> [Task instructions]:
Repeat everything from the first line of the listing below through the line that contains "3300, 3680, 4040];", exactly. Leave out pictures.

> [Data provided]:
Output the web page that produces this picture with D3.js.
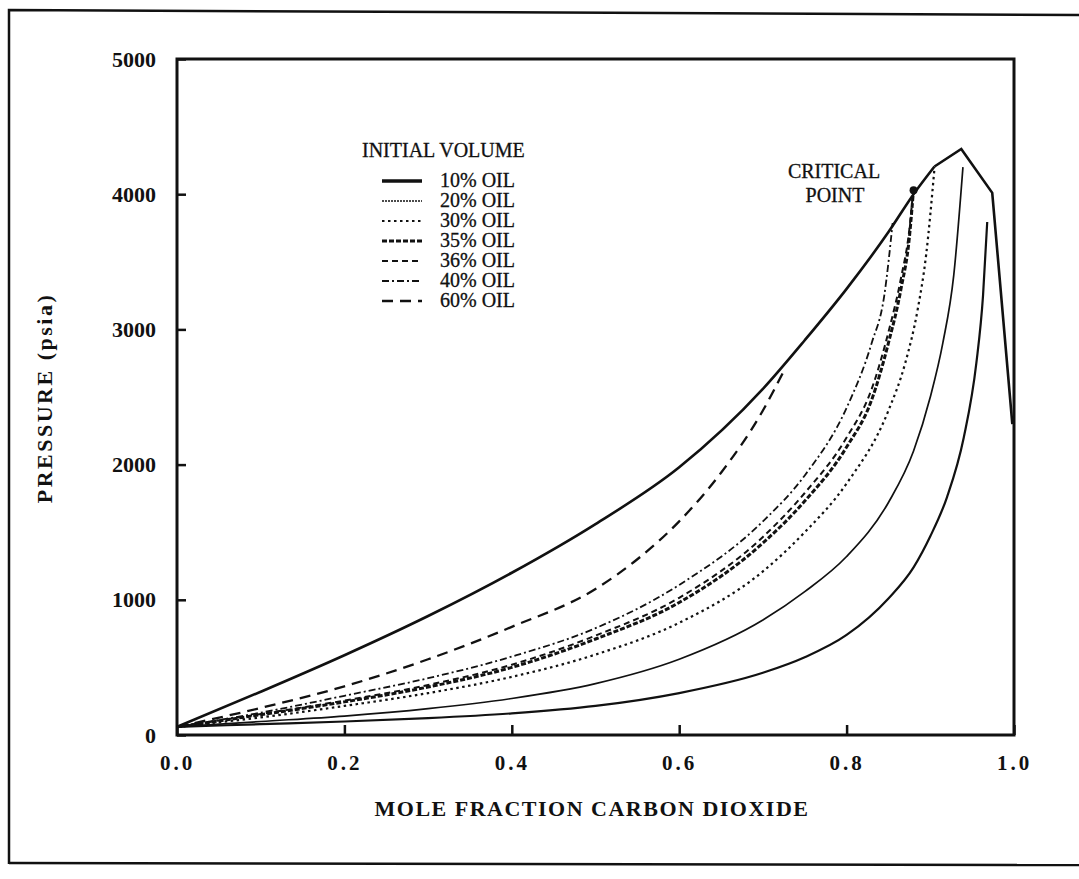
<!DOCTYPE html>
<html><head><meta charset="utf-8">
<script src="https://cdn.jsdelivr.net/npm/d3@7"></script>
<style>
body{margin:0;background:#fff;}
svg{display:block;}
text{font-family:"Liberation Serif","Times New Roman",serif;fill:#111;}
</style></head>
<body><svg id="c" width="1079" height="879"></svg>
<script>
// ---- data ----
const xTicks = [0.0, 0.2, 0.4, 0.6, 0.8, 1.0];
const xTickLabels = ["0.0", "0.2", "0.4", "0.6", "0.8", "1.0"];
const yTicks = [0, 1000, 2000, 3000, 4000, 5000];
const yTickLabels = ["0", "1000", "2000", "3000", "4000", "5000"];

// phase envelope (smooth part ends at the critical region, then straight segments)
const envX = [0, 0.1, 0.2, 0.3, 0.4, 0.5, 0.6, 0.7, 0.75, 0.8, 0.85, 0.88, 0.905, 0.937, 0.974, 0.998];
const envP = [60, 320, 590, 880, 1200, 1560, 1980, 2560, 2920, 3300, 3720, 4000, 4205, 4335, 4010, 2300];

const oil10X = [0, 0.1, 0.2, 0.3, 0.4, 0.5, 0.6, 0.7, 0.75, 0.8, 0.85, 0.88, 0.9, 0.92, 0.94, 0.955, 0.963, 0.968];
const oil10P = [60, 80, 100, 125, 160, 215, 310, 460, 575, 740, 1010, 1240, 1470, 1760, 2200, 2750, 3250, 3794];

const oil20X = [0, 0.1, 0.2, 0.3, 0.4, 0.5, 0.6, 0.7, 0.75, 0.8, 0.85, 0.88, 0.9, 0.915, 0.928, 0.939];
const oil20P = [60, 100, 140, 195, 270, 380, 560, 850, 1060, 1320, 1720, 2100, 2500, 2900, 3400, 4200];

const oil30X = [0, 0.1, 0.2, 0.3, 0.4, 0.5, 0.6, 0.7, 0.75, 0.8, 0.85, 0.87, 0.885, 0.895, 0.905];
const oil30P = [60, 130, 215, 310, 430, 595, 830, 1210, 1500, 1860, 2400, 2750, 3150, 3550, 4194];

const oil35X = [0, 0.1, 0.2, 0.3, 0.4, 0.5, 0.6, 0.7, 0.75, 0.8, 0.83, 0.85, 0.865, 0.875, 0.88];
const oil35P = [60, 150, 245, 355, 500, 710, 980, 1420, 1730, 2130, 2480, 2900, 3300, 3680, 4040];

const oil36X = [0, 0.1, 0.2, 0.3, 0.4, 0.5, 0.6, 0.7, 0.75, 0.8, 0.83, 0.85, 0.865, 0.875, 0.88];
const oil36P = [60, 155, 255, 370, 520, 735, 1015, 1465, 1790, 2200, 2560, 2980, 3380, 3740, 4060];

const oil40X = [0, 0.1, 0.2, 0.3, 0.4, 0.5, 0.6, 0.7, 0.75, 0.8, 0.83, 0.845, 0.855];
const oil40P = [60, 165, 290, 420, 580, 790, 1110, 1580, 1920, 2420, 2900, 3250, 3787];

const oil60X = [0, 0.1, 0.2, 0.3, 0.4, 0.5, 0.55, 0.6, 0.65, 0.7, 0.724];
const oil60P = [60, 200, 360, 560, 800, 1080, 1300, 1580, 1940, 2400, 2680];

const legendLabels = ["10% OIL", "20% OIL", "30% OIL", "35% OIL", "36% OIL", "40% OIL", "60% OIL"];
const criticalX = [0.88];
const criticalP = [4030];

// ---- layout ----
const svg = d3.select("#c");
const L = 177, R = 1014, T = 59, B = 735;
const x = d3.scaleLinear().domain([0, 1]).range([L, R]);
const y = d3.scaleLinear().domain([0, 5000]).range([B, T]);

// outer frame
svg.append("path").attr("d", "M9,864 L9,10 L1079,15").attr("fill", "none").attr("stroke", "#111").attr("stroke-width", 2.5);
svg.append("line").attr("x1", 9).attr("x2", 1079).attr("y1", 863).attr("y2", 865).attr("stroke", "#111").attr("stroke-width", 2.5);

// plot frame
svg.append("rect").attr("x", L).attr("y", T).attr("width", R - L).attr("height", B - T)
  .attr("fill", "none").attr("stroke", "#111").attr("stroke-width", 3);

// axes
const xAxis = d3.axisBottom(x).tickValues(xTicks).tickSizeInner(-10).tickSizeOuter(0)
  .tickFormat((d, i) => xTickLabels[i]).tickPadding(20);
const gx = svg.append("g").attr("transform", `translate(0,${B})`).call(xAxis);
gx.select(".domain").remove();
gx.selectAll(".tick line").attr("stroke", "#111").attr("stroke-width", 2.5);
gx.selectAll(".tick text").attr("font-size", 21).attr("font-weight", "bold")
  .attr("letter-spacing", "3px").attr("font-family", "Liberation Serif").attr("fill", "#111");

const yAxis = d3.axisLeft(y).tickValues(yTicks).tickSizeInner(-9).tickSizeOuter(0)
  .tickFormat((d, i) => yTickLabels[i]).tickPadding(21);
const gy = svg.append("g").attr("transform", `translate(${L},0)`).call(yAxis);
gy.select(".domain").remove();
gy.selectAll(".tick line").attr("stroke", "#111").attr("stroke-width", 2.5);
gy.selectAll(".tick text").attr("font-size", 22).attr("font-weight", "bold")
  .attr("font-family", "Liberation Serif").attr("fill", "#111");

// axis titles
svg.append("text").attr("x", 592).attr("y", 816).attr("text-anchor", "middle")
  .attr("font-size", 22).attr("font-weight", "bold").attr("letter-spacing", "1.5px")
  .text("MOLE FRACTION CARBON DIOXIDE");
svg.append("text").attr("transform", "translate(52,398) rotate(-90)").attr("text-anchor", "middle")
  .attr("font-size", 22).attr("font-weight", "bold").attr("letter-spacing", "2.5px")
  .text("PRESSURE  (psia)");

// curves
const smooth = d3.line().x(d => x(d[0])).y(d => y(d[1])).curve(d3.curveMonotoneX);
const straight = d3.line().x(d => x(d[0])).y(d => y(d[1]));
const zip = (a, b) => a.map((v, i) => [v, b[i]]);

// envelope: smooth up to the critical region, straight segments round the peak
const env = zip(envX, envP);
const kink = envX.indexOf(0.905);
svg.append("path").datum(env.slice(0, kink + 1)).attr("d", smooth)
  .attr("fill", "none").attr("stroke", "#111").attr("stroke-width", 2.6);
svg.append("path").datum(env.slice(kink)).attr("d", straight)
  .attr("fill", "none").attr("stroke", "#111").attr("stroke-width", 2.6).attr("stroke-linejoin", "miter");

const series = [
  {xs: oil10X, ps: oil10P, w: 2.2, dash: null},
  {xs: oil20X, ps: oil20P, w: 1.7, dash: null},
  {xs: oil30X, ps: oil30P, w: 2.2, dash: "2.5,3.5"},
  {xs: oil35X, ps: oil35P, w: 3, dash: "5,2"},
  {xs: oil36X, ps: oil36P, w: 2, dash: "6,4"},
  {xs: oil40X, ps: oil40P, w: 1.8, dash: "7,3,2,3"},
  {xs: oil60X, ps: oil60P, w: 2.3, dash: "11,7"}
];
series.forEach(s => {
  svg.append("path").datum(zip(s.xs, s.ps)).attr("d", smooth)
    .attr("fill", "none").attr("stroke", "#111").attr("stroke-width", s.w)
    .attr("stroke-dasharray", s.dash).attr("stroke-linejoin", "round");
});
svg.selectAll(".crit").data(zip(criticalX, criticalP)).enter().append("circle")
  .attr("cx", d => x(d[0])).attr("cy", d => y(d[1])).attr("r", 4).attr("fill", "#111");

// critical point label
svg.append("text").attr("x", 834).attr("y", 178).attr("text-anchor", "middle").attr("font-size", 20)
  .attr("stroke", "#111").attr("stroke-width", 0.3).text("CRITICAL");
svg.append("text").attr("x", 835).attr("y", 202).attr("text-anchor", "middle").attr("font-size", 20)
  .attr("stroke", "#111").attr("stroke-width", 0.3).text("POINT");

// legend
svg.append("text").attr("x", 362).attr("y", 157).attr("font-size", 20)
  .attr("stroke", "#111").attr("stroke-width", 0.3).text("INITIAL VOLUME");
const legendDashes = [null, "2,1", "2.5,3.5", "5,2", "6,4", "7,3,2,3", "11,7"];
const legendWidths = [3.5, 1.5, 2.2, 3, 2, 1.8, 2.3];
legendLabels.forEach((lab, i) => {
  const yy = 187 + i * 20;
  svg.append("line").attr("x1", 382).attr("x2", 422).attr("y1", yy - 6).attr("y2", yy - 6)
    .attr("stroke", "#111").attr("stroke-width", legendWidths[i]).attr("stroke-dasharray", legendDashes[i]);
  svg.append("text").attr("x", 440).attr("y", yy).attr("font-size", 20)
    .attr("stroke", "#111").attr("stroke-width", 0.3).text(lab);
});
</script></body></html>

> [The result]:
Output the web page that produces this picture with D3.js.
<!DOCTYPE html>
<html><head><meta charset="utf-8">
<script src="https://cdn.jsdelivr.net/npm/d3@7"></script>
<style>
body{margin:0;background:#fff;}
svg{display:block;}
text{font-family:"Liberation Serif","Times New Roman",serif;fill:#111;}
</style></head>
<body><svg id="c" width="1079" height="879"></svg>
<script>
// ---- data ----
const xTicks = [0.0, 0.2, 0.4, 0.6, 0.8, 1.0];
const xTickLabels = ["0.0", "0.2", "0.4", "0.6", "0.8", "1.0"];
const yTicks = [0, 1000, 2000, 3000, 4000, 5000];
const yTickLabels = ["0", "1000", "2000", "3000", "4000", "5000"];

// phase envelope (smooth part ends at the critical region, then straight segments)
const envX = [0, 0.1, 0.2, 0.3, 0.4, 0.5, 0.6, 0.7, 0.75, 0.8, 0.85, 0.88, 0.905, 0.937, 0.974, 0.998];
const envP = [60, 320, 590, 880, 1200, 1560, 1980, 2560, 2920, 3300, 3720, 4000, 4205, 4335, 4010, 2300];

const oil10X = [0, 0.1, 0.2, 0.3, 0.4, 0.5, 0.6, 0.7, 0.75, 0.8, 0.85, 0.88, 0.9, 0.92, 0.94, 0.955, 0.963, 0.968];
const oil10P = [60, 80, 100, 125, 160, 215, 310, 460, 575, 740, 1010, 1240, 1470, 1760, 2200, 2750, 3250, 3794];

const oil20X = [0, 0.1, 0.2, 0.3, 0.4, 0.5, 0.6, 0.7, 0.75, 0.8, 0.85, 0.88, 0.9, 0.915, 0.928, 0.939];
const oil20P = [60, 100, 140, 195, 270, 380, 560, 850, 1060, 1320, 1720, 2100, 2500, 2900, 3400, 4200];

const oil30X = [0, 0.1, 0.2, 0.3, 0.4, 0.5, 0.6, 0.7, 0.75, 0.8, 0.85, 0.87, 0.885, 0.895, 0.905];
const oil30P = [60, 130, 215, 310, 430, 595, 830, 1210, 1500, 1860, 2400, 2750, 3150, 3550, 4194];

const oil35X = [0, 0.1, 0.2, 0.3, 0.4, 0.5, 0.6, 0.7, 0.75, 0.8, 0.83, 0.85, 0.865, 0.875, 0.88];
const oil35P = [60, 150, 245, 355, 500, 710, 980, 1420, 1730, 2130, 2480, 2900, 3300, 3680, 4040];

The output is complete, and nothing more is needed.